The pathway of feedback double exposure draws attention to the ways that housing development and urbanization processes in the Central Valley interact with patterns of energy consumption. While suburban expansion has been an important driver of growth in greenhouse gas emissions, the continuing contraction of the housing sector amidst the financial crises and subsequent economic downturn present an opportunity to alter this trend. Such a response might include an emphasis on construction of green buildings, expansion of alternative energy production, and water conservation. In order to be effective and sustainable at the local level, however, such efforts must incorporate adaptation planning and attention to the social and institutional supports needed to ensure resilience to both climatic and economic shocks and stresses.

Conclusion

Globalization and climate changes are well underway and individuals, households, communities, sectors, and regions are confronted with impacts of both of these processes, whether it is through shifts in investments and sectoral upheavals, through more extreme weather events, or through some combination of both. The double exposure framework provides a way to move beyond descriptive statements about the scope of change, and to more fully analyze and explain how interactions between the processes together influence human security.

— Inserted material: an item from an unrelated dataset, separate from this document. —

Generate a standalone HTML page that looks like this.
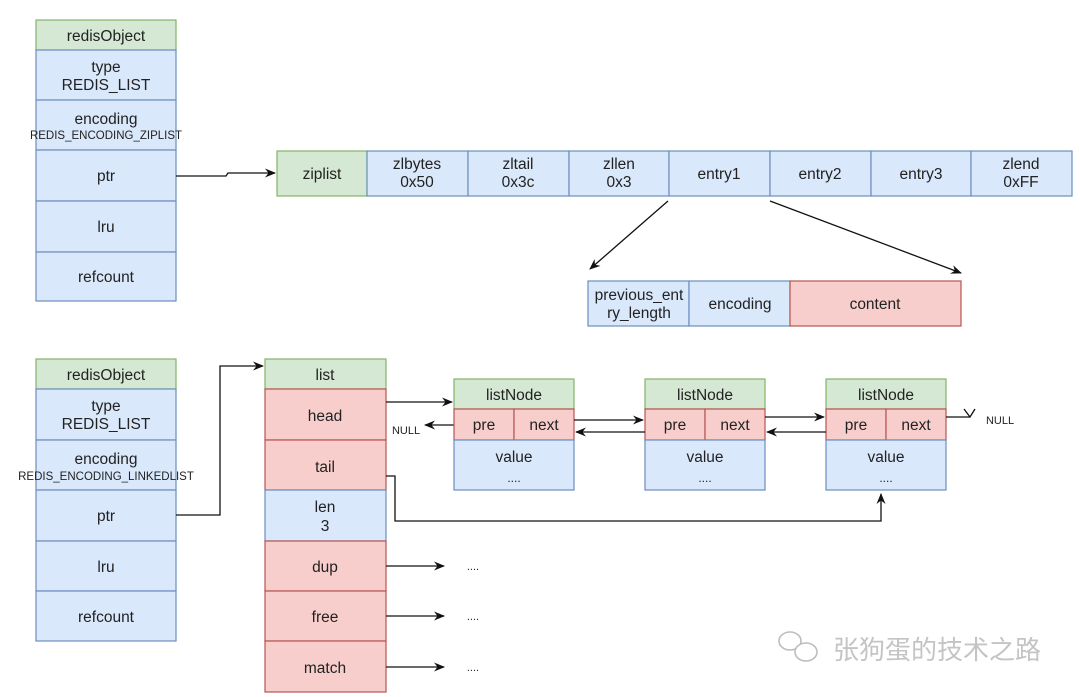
<!DOCTYPE html>
<html><head><meta charset="utf-8"><style>
html,body{margin:0;padding:0;background:#fff;}
svg{display:block;}
text{font-family:"Liberation Sans",Arial,sans-serif;fill:#222;text-anchor:middle;}
.g{fill:#d5e8d4;stroke:#82b366;stroke-width:1.2}
.b{fill:#dae8fc;stroke:#6c8ebf;stroke-width:1.2}
.r{fill:#f8cecc;stroke:#b85450;stroke-width:1.2}
.l{fill:none;stroke:#111;stroke-width:1.3}
</style></head><body>
<svg width="1080" height="697" viewBox="0 0 1080 697" xmlns="http://www.w3.org/2000/svg">
<defs><marker id="a" markerWidth="12" markerHeight="12" refX="10" refY="6" orient="auto" markerUnits="userSpaceOnUse"><path d="M0,1.5 L11,6 L0,10.5 L3.5,6 z" fill="#111"/></marker></defs>

<!-- top redisObject -->
<rect class="g" x="36" y="20" width="140" height="30"/>
<rect class="b" x="36" y="50" width="140" height="50"/>
<rect class="b" x="36" y="100" width="140" height="50"/>
<rect class="b" x="36" y="150" width="140" height="51"/>
<rect class="b" x="36" y="201" width="140" height="51"/>
<rect class="b" x="36" y="252" width="140" height="49"/>
<g font-size="15.5">
<text x="106" y="41">redisObject</text>
<text x="106" y="72">type</text><text x="106" y="90">REDIS_LIST</text>
<text x="106" y="124">encoding</text>
<text x="106" y="139" font-size="11.5">REDIS_ENCODING_ZIPLIST</text>
<text x="106" y="181">ptr</text>
<text x="106" y="232">lru</text>
<text x="106" y="282">refcount</text>
</g>
<path class="l" d="M176,176 L226,176 L228,173 L275,173" marker-end="url(#a)"/>

<!-- ziplist row -->
<rect class="g" x="277" y="151" width="90" height="45"/>
<rect class="b" x="367" y="151" width="101" height="45"/>
<rect class="b" x="468" y="151" width="101" height="45"/>
<rect class="b" x="569" y="151" width="100" height="45"/>
<rect class="b" x="669" y="151" width="101" height="45"/>
<rect class="b" x="770" y="151" width="101" height="45"/>
<rect class="b" x="871" y="151" width="100" height="45"/>
<rect class="b" x="971" y="151" width="101" height="45"/>
<g font-size="15.5">
<text x="322" y="179">ziplist</text>
<text x="417" y="169">zlbytes</text><text x="417" y="187">0x50</text>
<text x="518" y="169">zltail</text><text x="518" y="187">0x3c</text>
<text x="619" y="169">zllen</text><text x="619" y="187">0x3</text>
<text x="719" y="179">entry1</text>
<text x="820" y="179">entry2</text>
<text x="921" y="179">entry3</text>
<text x="1021" y="169">zlend</text><text x="1021" y="187">0xFF</text>
</g>
<path class="l" d="M668,201 L590,269" marker-end="url(#a)"/>
<path class="l" d="M770,201 L961,273" marker-end="url(#a)"/>
<rect class="b" x="588" y="281" width="101" height="45"/>
<rect class="b" x="689" y="281" width="101" height="45"/>
<rect class="r" x="790" y="281" width="171" height="45"/>
<g font-size="15.5">
<text x="639" y="300">previous_ent</text><text x="639" y="318">ry_length</text>
<text x="740" y="309">encoding</text>
<text x="875" y="309">content</text>
</g>

<!-- bottom redisObject -->
<rect class="g" x="36" y="359" width="140" height="30"/>
<rect class="b" x="36" y="389" width="140" height="51"/>
<rect class="b" x="36" y="440" width="140" height="50"/>
<rect class="b" x="36" y="490" width="140" height="51"/>
<rect class="b" x="36" y="541" width="140" height="50"/>
<rect class="b" x="36" y="591" width="140" height="50"/>
<g font-size="15.5">
<text x="106" y="380">redisObject</text>
<text x="106" y="411">type</text><text x="106" y="429">REDIS_LIST</text>
<text x="106" y="464">encoding</text>
<text x="106" y="480" font-size="11.5">REDIS_ENCODING_LINKEDLIST</text>
<text x="106" y="521">ptr</text>
<text x="106" y="572">lru</text>
<text x="106" y="622">refcount</text>
</g>
<path class="l" d="M176,515 L220,515 L220,366 L263,366" marker-end="url(#a)"/>

<!-- list -->
<rect class="g" x="265" y="359" width="121" height="30"/>
<rect class="r" x="265" y="389" width="121" height="51"/>
<rect class="r" x="265" y="440" width="121" height="50"/>
<rect class="b" x="265" y="490" width="121" height="51"/>
<rect class="r" x="265" y="541" width="121" height="50"/>
<rect class="r" x="265" y="591" width="121" height="50"/>
<rect class="r" x="265" y="641" width="121" height="51"/>
<g font-size="15.5">
<text x="325" y="380">list</text>
<text x="325" y="421">head</text>
<text x="325" y="472">tail</text>
<text x="325" y="512">len</text><text x="325" y="531">3</text>
<text x="325" y="572">dup</text>
<text x="325" y="622">free</text>
<text x="325" y="673">match</text>
</g>
<path class="l" d="M386,402 L452,402" marker-end="url(#a)"/>
<text x="406" y="434" font-size="11">NULL</text>
<path class="l" d="M454,425 L425,425" marker-end="url(#a)"/>
<path class="l" d="M386,476 L395,476 L395,521 L881,521 L881,494" marker-end="url(#a)"/>
<path class="l" d="M386,566 L444,566" marker-end="url(#a)"/>
<path class="l" d="M386,616 L444,616" marker-end="url(#a)"/>
<path class="l" d="M386,667 L444,667" marker-end="url(#a)"/>
<g font-size="11"><text x="473" y="570">....</text><text x="473" y="620">....</text><text x="473" y="671">....</text></g>

<!-- listNodes -->
<g font-size="15.5">
<rect class="g" x="454" y="379" width="120" height="30"/>
<rect class="r" x="454" y="409" width="60" height="31"/><rect class="r" x="514" y="409" width="60" height="31"/>
<rect class="b" x="454" y="440" width="120" height="50"/>
<text x="514" y="400">listNode</text><text x="484" y="430">pre</text><text x="544" y="430">next</text>
<text x="514" y="462">value</text><text x="514" y="482" font-size="12">....</text>

<rect class="g" x="645" y="379" width="120" height="30"/>
<rect class="r" x="645" y="409" width="60" height="31"/><rect class="r" x="705" y="409" width="60" height="31"/>
<rect class="b" x="645" y="440" width="120" height="50"/>
<text x="705" y="400">listNode</text><text x="675" y="430">pre</text><text x="735" y="430">next</text>
<text x="705" y="462">value</text><text x="705" y="482" font-size="12">....</text>

<rect class="g" x="826" y="379" width="120" height="30"/>
<rect class="r" x="826" y="409" width="60" height="31"/><rect class="r" x="886" y="409" width="60" height="31"/>
<rect class="b" x="826" y="440" width="120" height="50"/>
<text x="886" y="400">listNode</text><text x="856" y="430">pre</text><text x="916" y="430">next</text>
<text x="886" y="462">value</text><text x="886" y="482" font-size="12">....</text>
</g>
<path class="l" d="M574,420 L643,420" marker-end="url(#a)"/>
<path class="l" d="M645,432 L576,432" marker-end="url(#a)"/>
<path class="l" d="M765,417 L824,417" marker-end="url(#a)"/>
<path class="l" d="M826,432 L767,432" marker-end="url(#a)"/>
<path class="l" d="M946,417 L970,417"/>
<path d="M964,409 L970,417 L975,409" class="l"/>
<text x="1000" y="424" font-size="11">NULL</text>

<!-- watermark -->
<g fill="none" stroke="#bdbdbd" stroke-width="1.6">
<ellipse cx="790" cy="641" rx="11" ry="9"/><ellipse cx="806" cy="652" rx="11" ry="9" fill="#fff"/>
</g>
<text x="937" y="659" font-size="26" style="fill:#c4c4c4;font-family:'Liberation Sans','Noto Sans CJK SC',sans-serif">张狗蛋的技术之路</text>
</svg>
</body></html>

The particular case of the Central Valley reveals that efforts both to adapt to climate change and to mitigate its drivers need take into account interactions with other types of socially created risks. In addition to using regulations and incentives to manage global financial markets and to limit greenhouse gas emissions, there is a simultaneous need to address shifts in the underlying context that make people vulnerable to shocks, and to respond to uneven outcomes that contribute to increased inequality and future vulnerability. Careful analysis of interactions between processes, responses and the outcomes of multiple stressors is needed to ensure that policy solutions also respond to the local-level, human security challenges of global change.